Pricing, positioning and availability of GeForce GTX 980 and GTX 970

Now that we're done with the technical aspects of the new GPUs, let's talk about the more practical aspects. The GeForce GTX 980 and GTX 970 will be available immediately worldwide and have a suggested retail price of US$549 and US$329 respectively.

At the same time, NVIDIA has officially chosen to discontinue the existing GeForce GTX 780 Ti, GTX 780 and the GTX 770. Given all the improvements to efficiency that the second generation Maxwell architecture boasts in these new GPUs and NVIDIA's direction to discontinue its previous top-end GPU models, this only signifies that the GeForce GTX 980 and GTX 970 are expected to perform as well as the GTX 780 Ti and GTX 770 SKUs respectively. Traditionally, NVIDIA has never made a deliberate mention of such positioning and change of hierarchy in previous GPU launches and they sort of usually coexist in the market for some time before the market self adjusts itself to the new products.

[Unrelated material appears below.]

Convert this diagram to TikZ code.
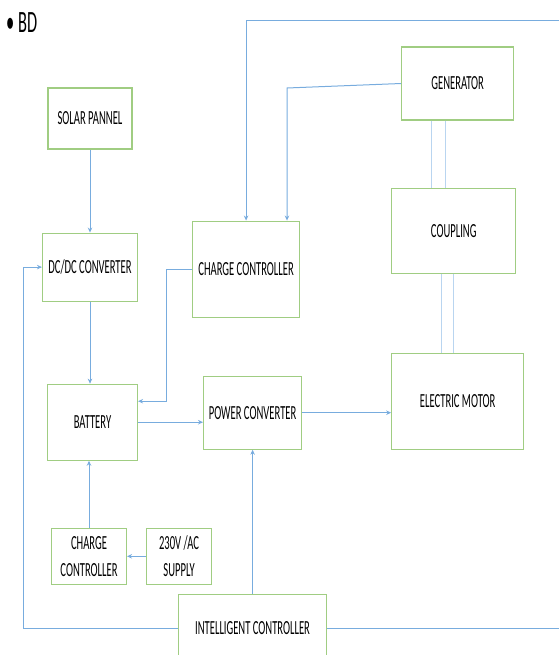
\documentclass[tikz,border=0pt]{standalone}
\usepackage{fontspec}
\setmainfont[FakeStretch=0.53]{Carlito}
\usetikzlibrary{arrows.meta,positioning}
\definecolor{boxgreen}{RGB}{160,205,130}
\definecolor{linkblue}{RGB}{120,172,222}
\definecolor{pairblue}{RGB}{185,213,240}
\tikzset{
  block/.style={draw=boxgreen, line width=1.1pt, fill=white, inner sep=2pt, align=center,
    font=\fontsize{20}{27}\selectfont},
  link/.style={draw=linkblue, line width=1pt, ->},
  pair/.style={draw=pairblue, line width=1pt}
}

\begin{document}
\begin{tikzpicture}[x=1pt, y=-1pt, >={Stealth[length=5pt,width=4.5pt]}]
  \useasboundingbox (0,0) rectangle (559,655);
  \clip (0,0) rectangle (559,655);

  \node[anchor=base west, inner sep=0pt, font=\fontsize{31}{33}\selectfont] (title) at (6,33) {\textbullet\ BD};

  \node[block, minimum width=84pt, minimum height=61pt] (solar) at (90,118.5) {SOLAR PANNEL};
  \node[block, minimum width=95pt, minimum height=68pt] (dcdc) [below=83pt of solar] {DC/DC CONVERTER};
  \node[block, minimum width=90pt, minimum height=76pt] (batt) [below=82pt of dcdc, xshift=2.5pt] {BATTERY};
  \node[block, minimum width=75pt, minimum height=56pt] (cc2) [below=67pt of batt, xshift=-3.5pt] {CHARGE\\CONTROLLER};
  \node[block, minimum width=65pt, minimum height=56pt] (ac) [right=19pt of cc2] {230V /AC\\SUPPLY};
  \node[block, minimum width=107pt, minimum height=96pt] (cc1) [right=54pt of dcdc, yshift=-2pt] {CHARGE CONTROLLER};
  \node[block, minimum width=98pt, minimum height=73pt] (pconv) [right=65pt of batt, yshift=9.5pt] {POWER CONVERTER};
  \node[block, minimum width=132pt, minimum height=96pt] (motor) [right=89pt of pconv, yshift=11.5pt] {ELECTRIC MOTOR};
  \node[block, minimum width=124pt, minimum height=85pt] (coup) [above=79pt of motor, xshift=-4pt] {COUPLING};
  \node[block, minimum width=112pt, minimum height=73pt] (gen) [above=67pt of coup, xshift=4pt] {GENERATOR};
  \node[block, minimum width=148pt, minimum height=68pt] (ic) [below=144pt of pconv] {INTELLIGENT CONTROLLER};

  \coordinate (topright) at (559,21);
  \coordinate (genbend) at (287,88);
  \coordinate (icright) at (559,624);

  \draw[link] (solar.south) -- (solar.south |- dcdc.north);
  \draw[link] (dcdc.south) -- (dcdc.south |- batt.north);
  \draw[link] (topright) -| (cc1.north);
  \draw[link] (gen.west) -- (genbend) -- (genbend |- cc1.north);
  \draw[link] (cc1.west) -- ++(-26,0) |- ([yshift=21pt]batt.east);
  \draw[link] (batt.east) -- (batt.east -| pconv.west);
  \draw[link] (pconv.east) -- (pconv.east -| motor.west);
  \draw[link] (cc2.north) -- (cc2.north |- batt.south);
  \draw[link] (ac.west) -- (cc2.east);
  \draw[link] (ic.north) -- (pconv.south);
  \draw[link] (ic.west) -- ++(-155,0) |- (dcdc.west);
  \draw[link, -] (ic.east) -- (ic.east -| icright);

  \draw[pair] ([xshift=-26pt]gen.south) -- ([xshift=-26pt]gen.south |- coup.north);
  \draw[pair] ([xshift=-12pt]gen.south) -- ([xshift=-12pt]gen.south |- coup.north);
  \draw[pair] ([xshift=-12pt]coup.south) -- ([xshift=-12pt]coup.south |- motor.north);
  \draw[pair] (coup.south) -- (coup.south |- motor.north);
\end{tikzpicture}
\end{document}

As such, this only serves to reinforce the positioning and expectation of the newcomers.

Furthermore, the new lowered price points also signify that NVIDIA is quite likely to have a higher performing GPU (perhaps the GM200 or GM210) in the not so distant future which we discussed earlier.

Given the small technical differences between the GTX 980 and GTX 970, the latter seems to be quite a catch at just US$329 and we reckon it could be the new sweet spot given its capabilities. Speaking of sweet spots, with the coming of the GeForce GTX 900 series cards, the GeForce GTX 760 which was perched at US$249 will now shift to an even more affordable spot at US$219 - making it a true sweet spot for those with modest budgets. Again, this is a deliberate shift in positioning by NVIDIA and we reckon over time, there will be more changes to the existing GTX 700 series cards that aren't yet discontinued, or until new lower tier GTX 900 series SKUs are commissioned.

A close look a the reference GeForce GTX 980

We're not done explaining what's in store by the GM204 GPU of the GeForce GTX 980 and GTX 970.

What we've covered so far are just the technical aspects and product positioning of the newcomers. Over the next few pages, we'll explore the key new features that are enabled by the improved GPU architecture and exclusive to the new GPU only such as DSR, MFAA, VXGI and VR Direct. So read on!

If you're looking for how the best of the newcomers perform, check out our revised performance review of the GeForce GTX 980.

** Updated on 29 September - Added a video that helps relate DSR in actual gameplay.

Dynamic Super Resolution (DSR)

What this feature is designed to address is to improve your game's graphics quality while you're limited to your Full HD resolution monitor - the most commonly used monitor in the market. In other words, you've maxed out your graphical settings, your system is generating far more frame rates than necessary and yet you're not quite satisfied with the game's rendered quality.

A prime example NVIDIA cited is in Dark Souls II where the grass foliage swaying in the distance looks unsettling because the grass stalks look jagged and sort of 'break up' when they sway. This phenomenon happens because when the scene to be rendered is placed against a resolution grid to determine which pixels get lit or not on the screen (based on binary representation), inevitably, you get a stair-stepped effect. You would think that anti-aliasing should resolve this, but this highly depends on where the coverage samples are present with respect to the rendered image. As such, in the example of Dark Souls II, you still get unsatisfactory representation of certain elements on screen despite having maxed out the graphical quality.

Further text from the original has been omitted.